BILAN GLOBAL : DIVERSITÉ DES PRATIQUES ET UNITÉ DE LA FORMATION PHILOSOPHIQUE

Le travail mené en commun a permis de constater la diversité des pratiques, non seulement des professeurs, mais aussi à l'intérieur d'un même cours. Cette diversité ne doit pas cacher qu'elle a pour finalité la formation philosophique. Il s'agit de la formation aux épreuves de l'examen et elle s'inscrit le plus souvent dans l'horizon de la dissertation, mais aussi, plus largement et plus fondamentalement, de la formation intellectuelle à l'analyse conceptuelle et à la réflexion critique. Les positions des participants se sont souvent révélées plus souples et nuancées que prévu. Ceux qui sont souvent caricaturés comme partisans de "l'authentiquement philosophique" n'enseignent pas la réflexion pure, et ceux qui sont présentés comme des acharnés de l'enseignement de savoirs positifs et de déterminations doctrinales n'enseignent pas des savoirs bruts (qui ne seraient plus alors des savoirs). Si l'on a pu s'entendre sur le fait que les élèves doivent être jugés sur ce qu'ils ont appris dans l'année, on s'est aussi entendu sur le fait qu'ils doivent être jugés également sur l'usage qu'ils sont capables de faire de ce qu'ils ont appris dans l'année.
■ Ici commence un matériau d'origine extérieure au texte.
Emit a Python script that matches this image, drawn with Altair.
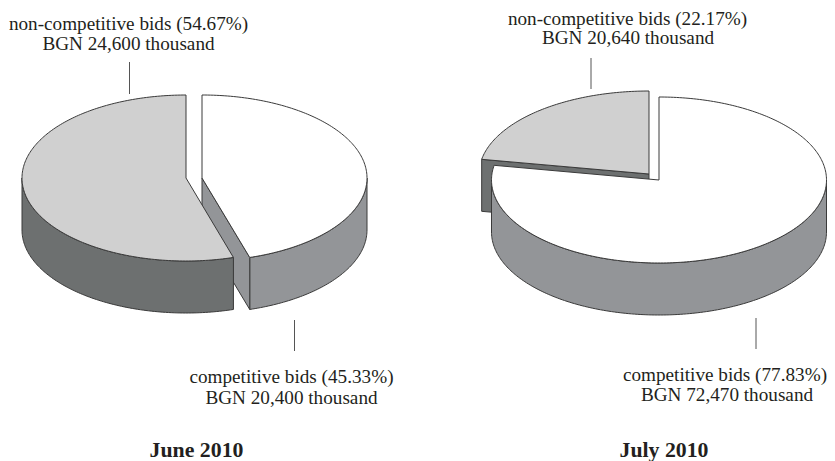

L'accord est assez général quant au constat des difficultés et des obstacles rencontrés, même s'il faut faire la part à la diversité des lieux d'enseignement qui conduit nécessairement à une diversité dans la façon d'exercer le métier de professeur et dans la perception qu'on en prend. Les divergences et les conflits surgissent quand il s'agit de penser des solutions, et la principale porte sur l'idée que la détermination du programme par des contenus définis pourrait résoudre la plupart des difficultés.